Titles: Cress & Fairest
Author: Marissa Meyer
Series: Lunar Chronicles #3 & 3.5
Genre: Teen Fantasy
Rating: 4/5 stars
The Overview: In this third book in the Lunar Chronicles, Cinder and Captain Thorne are fugitives on the run, now with Scarlet and Wolf in tow. Together, they’re plotting to overthrow Queen Levana and her army. Their best hope lies with Cress, a girl imprisoned on a satellite since childhood who’s only ever had her netscreens as company. All that screen time has made Cress an excellent hacker. Unfortunately, she’s just received orders from Levana to track down Cinder and her handsome accomplice. When a daring rescue of Cress goes awry, the group is separated. Cress finally has her freedom, but it comes at a higher price. Meanwhile, Queen Levana will let nothing prevent her marriage to Emperor Kai. Cress, Scarlet, and Cinder may not have signed up to save the world, but they may be the only hope the world has. -Goodreads
Cress [4 stars]: Even though I liked Cinder and Scarlet, Cress took the series to the next level. It also happens to be one of the few rare YA books I’ve actually enjoyed lately (I’m going through a phase). Part of the reason I found it (and the series as a whole) so successful has to do with Meyer’s plot construction. Although each book focuses on a different title character, Meyer doesn’t push the others into the background, but continues their storylines with the same momentum. Cress was a convergence of stories which produced plenty of action, romantic tension, and plot progression. Many of my fellow blog buddies say it was the best of the series, and I can’t say I disagree (I’m almost finished with Winter – RTC). My favorite elements were the creativity and the organic semi-atypical love stories. Overall, this series makes itself easy to recommend – it’s a lot of fun.
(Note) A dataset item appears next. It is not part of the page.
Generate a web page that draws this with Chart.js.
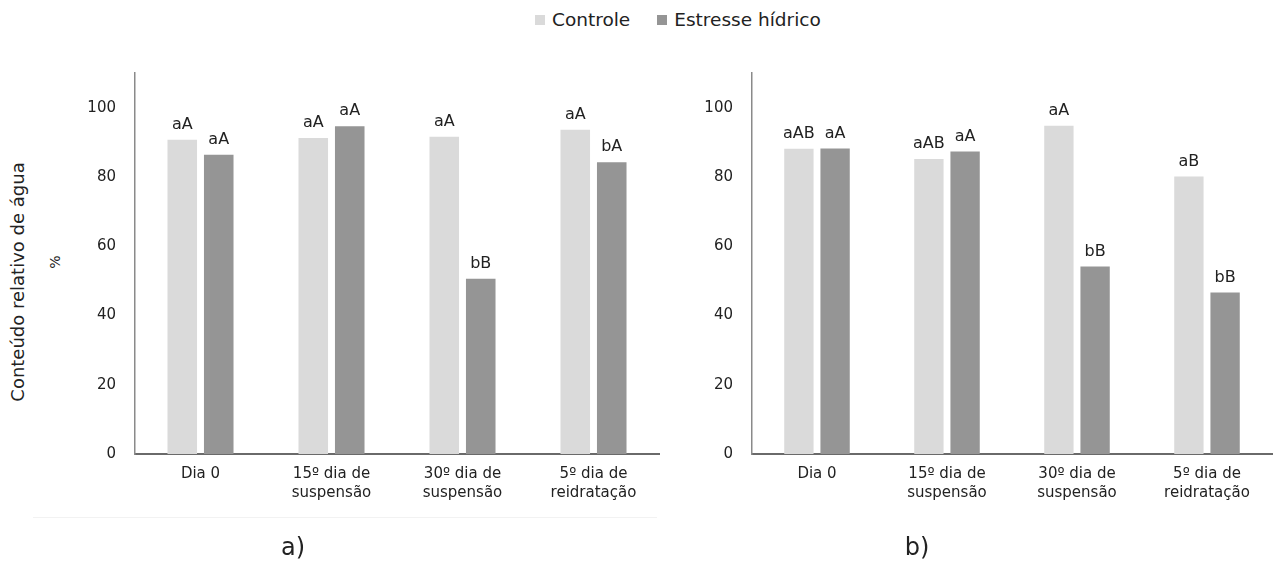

Fairest [3 stars]: Even though I didn’t particularly enjoy FAIREST, as the story components were a bit unsavory, I did think it essential to my enjoyment of the series as a whole. Before reading it, Queen Levana was an enigma, but a rather shallow one. I could never really take her seriously because her motives weren’t evident. Fairest provided that much-needed insight as to why Levana’s brain ticks the way it does. It also gave crucial information as to why she’s not just evil, but totally off her rocker (it was a really subtle drop-in that explained what’s wrong with her mind… Did you catch it?). In any case, after reading it, I then had the backstory I needed to fully enjoy Levana’s role in Winter. I believe Fairest is required reading to get the full experience out of the Lunar Chronicles.